### EXERCISE DESCRIPTION
Skip all pictures. Write out the data below from its first line through the line that contains "from matplotlib.path import Path".

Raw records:
:::::

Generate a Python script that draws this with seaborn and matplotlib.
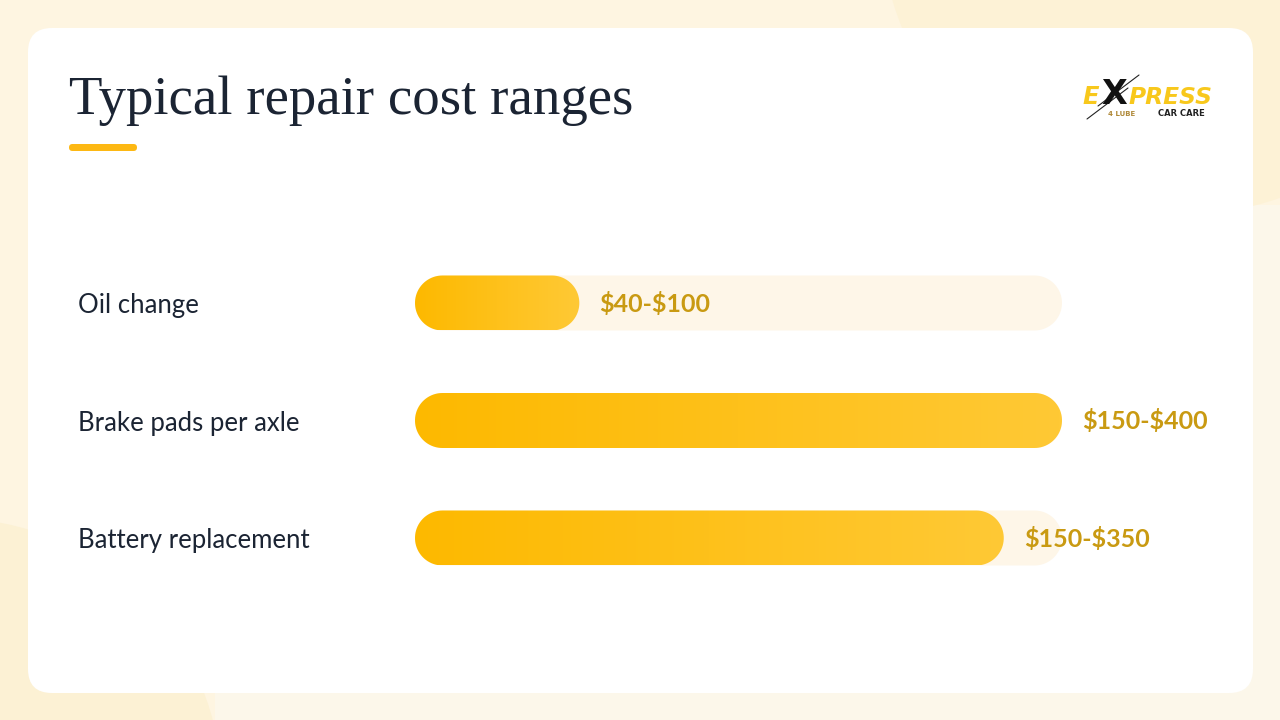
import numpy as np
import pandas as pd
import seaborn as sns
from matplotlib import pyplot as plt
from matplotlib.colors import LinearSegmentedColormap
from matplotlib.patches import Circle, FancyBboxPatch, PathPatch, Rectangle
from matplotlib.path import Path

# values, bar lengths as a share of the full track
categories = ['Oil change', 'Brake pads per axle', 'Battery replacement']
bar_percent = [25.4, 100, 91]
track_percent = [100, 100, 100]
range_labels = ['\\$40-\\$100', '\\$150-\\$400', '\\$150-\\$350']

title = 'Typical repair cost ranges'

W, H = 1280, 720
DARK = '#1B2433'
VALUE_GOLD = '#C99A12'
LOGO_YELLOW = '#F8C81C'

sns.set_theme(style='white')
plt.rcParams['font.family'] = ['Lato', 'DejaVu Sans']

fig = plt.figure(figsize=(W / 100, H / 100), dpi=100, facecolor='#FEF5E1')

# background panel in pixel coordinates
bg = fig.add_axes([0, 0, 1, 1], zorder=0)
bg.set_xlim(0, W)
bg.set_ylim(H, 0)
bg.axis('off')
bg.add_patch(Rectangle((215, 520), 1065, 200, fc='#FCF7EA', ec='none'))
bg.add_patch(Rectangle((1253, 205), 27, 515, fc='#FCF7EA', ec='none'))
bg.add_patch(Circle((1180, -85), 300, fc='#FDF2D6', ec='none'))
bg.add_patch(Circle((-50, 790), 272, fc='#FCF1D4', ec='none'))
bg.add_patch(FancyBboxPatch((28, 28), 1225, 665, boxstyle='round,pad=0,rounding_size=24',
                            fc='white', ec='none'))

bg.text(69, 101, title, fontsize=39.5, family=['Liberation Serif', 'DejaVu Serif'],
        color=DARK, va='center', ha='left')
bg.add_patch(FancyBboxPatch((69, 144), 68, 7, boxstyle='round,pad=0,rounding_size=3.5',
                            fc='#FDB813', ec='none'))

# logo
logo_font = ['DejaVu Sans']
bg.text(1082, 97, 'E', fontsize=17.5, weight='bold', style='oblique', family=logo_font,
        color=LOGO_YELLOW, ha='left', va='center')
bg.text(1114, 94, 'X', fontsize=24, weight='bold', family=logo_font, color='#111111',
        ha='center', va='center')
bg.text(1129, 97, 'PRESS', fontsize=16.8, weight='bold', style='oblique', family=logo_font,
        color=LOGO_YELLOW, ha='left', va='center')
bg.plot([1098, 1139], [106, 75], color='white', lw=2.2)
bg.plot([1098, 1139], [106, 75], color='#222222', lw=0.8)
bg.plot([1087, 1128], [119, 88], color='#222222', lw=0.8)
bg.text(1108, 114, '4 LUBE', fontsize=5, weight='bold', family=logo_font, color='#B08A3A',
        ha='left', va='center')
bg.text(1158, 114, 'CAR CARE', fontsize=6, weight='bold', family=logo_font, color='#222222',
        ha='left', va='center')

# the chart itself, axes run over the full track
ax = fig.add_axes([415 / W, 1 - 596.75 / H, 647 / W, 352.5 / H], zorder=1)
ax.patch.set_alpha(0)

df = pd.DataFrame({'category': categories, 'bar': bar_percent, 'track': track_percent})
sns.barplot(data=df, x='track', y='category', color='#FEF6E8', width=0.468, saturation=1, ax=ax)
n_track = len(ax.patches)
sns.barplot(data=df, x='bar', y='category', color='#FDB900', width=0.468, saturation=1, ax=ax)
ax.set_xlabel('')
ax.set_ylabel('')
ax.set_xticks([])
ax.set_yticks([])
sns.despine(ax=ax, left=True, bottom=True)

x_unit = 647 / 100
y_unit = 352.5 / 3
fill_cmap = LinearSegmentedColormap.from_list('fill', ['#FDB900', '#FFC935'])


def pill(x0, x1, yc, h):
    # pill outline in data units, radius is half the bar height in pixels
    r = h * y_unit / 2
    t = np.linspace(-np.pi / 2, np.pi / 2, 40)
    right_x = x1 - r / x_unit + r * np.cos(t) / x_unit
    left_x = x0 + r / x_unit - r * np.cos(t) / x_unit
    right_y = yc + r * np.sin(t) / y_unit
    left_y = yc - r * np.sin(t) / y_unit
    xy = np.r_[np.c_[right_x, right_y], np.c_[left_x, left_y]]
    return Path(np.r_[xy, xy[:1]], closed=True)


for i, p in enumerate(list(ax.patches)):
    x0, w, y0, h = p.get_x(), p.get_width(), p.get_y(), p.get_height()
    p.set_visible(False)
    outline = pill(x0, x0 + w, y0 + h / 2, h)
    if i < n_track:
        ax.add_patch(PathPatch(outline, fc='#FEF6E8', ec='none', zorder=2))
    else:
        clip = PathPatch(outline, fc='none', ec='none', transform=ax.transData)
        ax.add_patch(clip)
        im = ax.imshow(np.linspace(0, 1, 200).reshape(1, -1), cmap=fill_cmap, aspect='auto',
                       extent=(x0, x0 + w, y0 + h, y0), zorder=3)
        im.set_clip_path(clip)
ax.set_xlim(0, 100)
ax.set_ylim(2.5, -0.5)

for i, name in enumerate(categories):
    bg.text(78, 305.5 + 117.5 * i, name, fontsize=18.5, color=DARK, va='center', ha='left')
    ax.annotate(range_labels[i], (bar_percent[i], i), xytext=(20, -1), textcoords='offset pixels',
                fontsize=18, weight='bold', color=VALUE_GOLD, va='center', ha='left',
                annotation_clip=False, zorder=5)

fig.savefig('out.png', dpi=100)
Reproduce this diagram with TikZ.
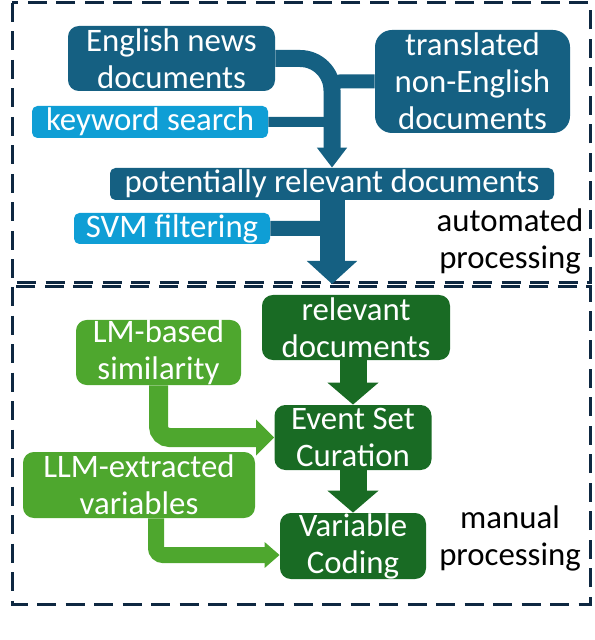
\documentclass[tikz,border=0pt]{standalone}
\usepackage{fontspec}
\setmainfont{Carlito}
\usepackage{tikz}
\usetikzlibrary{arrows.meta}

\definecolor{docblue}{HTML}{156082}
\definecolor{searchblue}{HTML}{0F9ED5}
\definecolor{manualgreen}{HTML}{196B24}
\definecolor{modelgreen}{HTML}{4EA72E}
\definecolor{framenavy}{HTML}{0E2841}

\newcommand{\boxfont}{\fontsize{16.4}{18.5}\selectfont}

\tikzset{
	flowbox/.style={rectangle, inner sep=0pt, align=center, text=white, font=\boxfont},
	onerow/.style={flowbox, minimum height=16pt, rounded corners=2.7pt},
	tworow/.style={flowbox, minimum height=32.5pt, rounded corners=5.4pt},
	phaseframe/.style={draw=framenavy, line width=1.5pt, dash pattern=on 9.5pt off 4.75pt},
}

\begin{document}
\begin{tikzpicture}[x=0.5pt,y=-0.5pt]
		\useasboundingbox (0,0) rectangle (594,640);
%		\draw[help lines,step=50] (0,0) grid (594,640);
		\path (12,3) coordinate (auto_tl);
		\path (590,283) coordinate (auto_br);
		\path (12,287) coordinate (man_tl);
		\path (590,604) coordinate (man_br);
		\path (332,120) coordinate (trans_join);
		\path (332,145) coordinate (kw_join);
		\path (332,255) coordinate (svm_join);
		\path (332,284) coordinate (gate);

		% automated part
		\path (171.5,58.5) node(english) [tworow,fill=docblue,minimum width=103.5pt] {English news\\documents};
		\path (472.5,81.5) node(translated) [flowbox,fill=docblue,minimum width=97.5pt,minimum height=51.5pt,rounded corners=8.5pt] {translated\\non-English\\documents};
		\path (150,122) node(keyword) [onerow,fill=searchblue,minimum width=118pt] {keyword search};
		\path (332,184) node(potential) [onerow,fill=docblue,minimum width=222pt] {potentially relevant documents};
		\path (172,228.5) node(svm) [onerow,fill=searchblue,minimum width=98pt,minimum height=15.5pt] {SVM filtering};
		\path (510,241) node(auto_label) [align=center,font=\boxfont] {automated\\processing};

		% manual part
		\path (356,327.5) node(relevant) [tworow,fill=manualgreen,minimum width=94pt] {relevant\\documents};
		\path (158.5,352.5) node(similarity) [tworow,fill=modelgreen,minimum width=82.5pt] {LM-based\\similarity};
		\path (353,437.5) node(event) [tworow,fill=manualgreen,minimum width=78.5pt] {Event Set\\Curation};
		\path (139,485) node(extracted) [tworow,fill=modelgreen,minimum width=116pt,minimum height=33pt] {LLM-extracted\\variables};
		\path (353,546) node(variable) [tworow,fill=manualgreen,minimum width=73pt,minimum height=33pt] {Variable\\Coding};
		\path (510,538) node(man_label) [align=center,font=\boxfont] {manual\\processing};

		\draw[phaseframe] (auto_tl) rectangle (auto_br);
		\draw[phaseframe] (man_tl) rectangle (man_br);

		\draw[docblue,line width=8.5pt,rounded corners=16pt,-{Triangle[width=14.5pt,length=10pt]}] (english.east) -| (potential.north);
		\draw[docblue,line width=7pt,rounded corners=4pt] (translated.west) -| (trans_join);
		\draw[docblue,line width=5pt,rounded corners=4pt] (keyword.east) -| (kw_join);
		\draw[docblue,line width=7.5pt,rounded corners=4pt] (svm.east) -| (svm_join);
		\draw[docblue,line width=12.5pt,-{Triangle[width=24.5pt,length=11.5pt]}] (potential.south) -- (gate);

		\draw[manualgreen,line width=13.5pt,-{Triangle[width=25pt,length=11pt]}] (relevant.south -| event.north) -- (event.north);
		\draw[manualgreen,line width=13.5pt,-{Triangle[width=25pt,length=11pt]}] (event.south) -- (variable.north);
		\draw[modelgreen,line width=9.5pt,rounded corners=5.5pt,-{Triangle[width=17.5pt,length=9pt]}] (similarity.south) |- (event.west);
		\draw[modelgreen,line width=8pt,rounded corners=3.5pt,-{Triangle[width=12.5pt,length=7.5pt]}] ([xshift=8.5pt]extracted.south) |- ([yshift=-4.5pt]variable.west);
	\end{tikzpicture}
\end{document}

:::::

### ANSWER IN FULL
Generate a Python script that draws this with seaborn and matplotlib.
import numpy as np
import pandas as pd
import seaborn as sns
from matplotlib import pyplot as plt
from matplotlib.colors import LinearSegmentedColormap
from matplotlib.patches import Circle, FancyBboxPatch, PathPatch, Rectangle
from matplotlib.path import Path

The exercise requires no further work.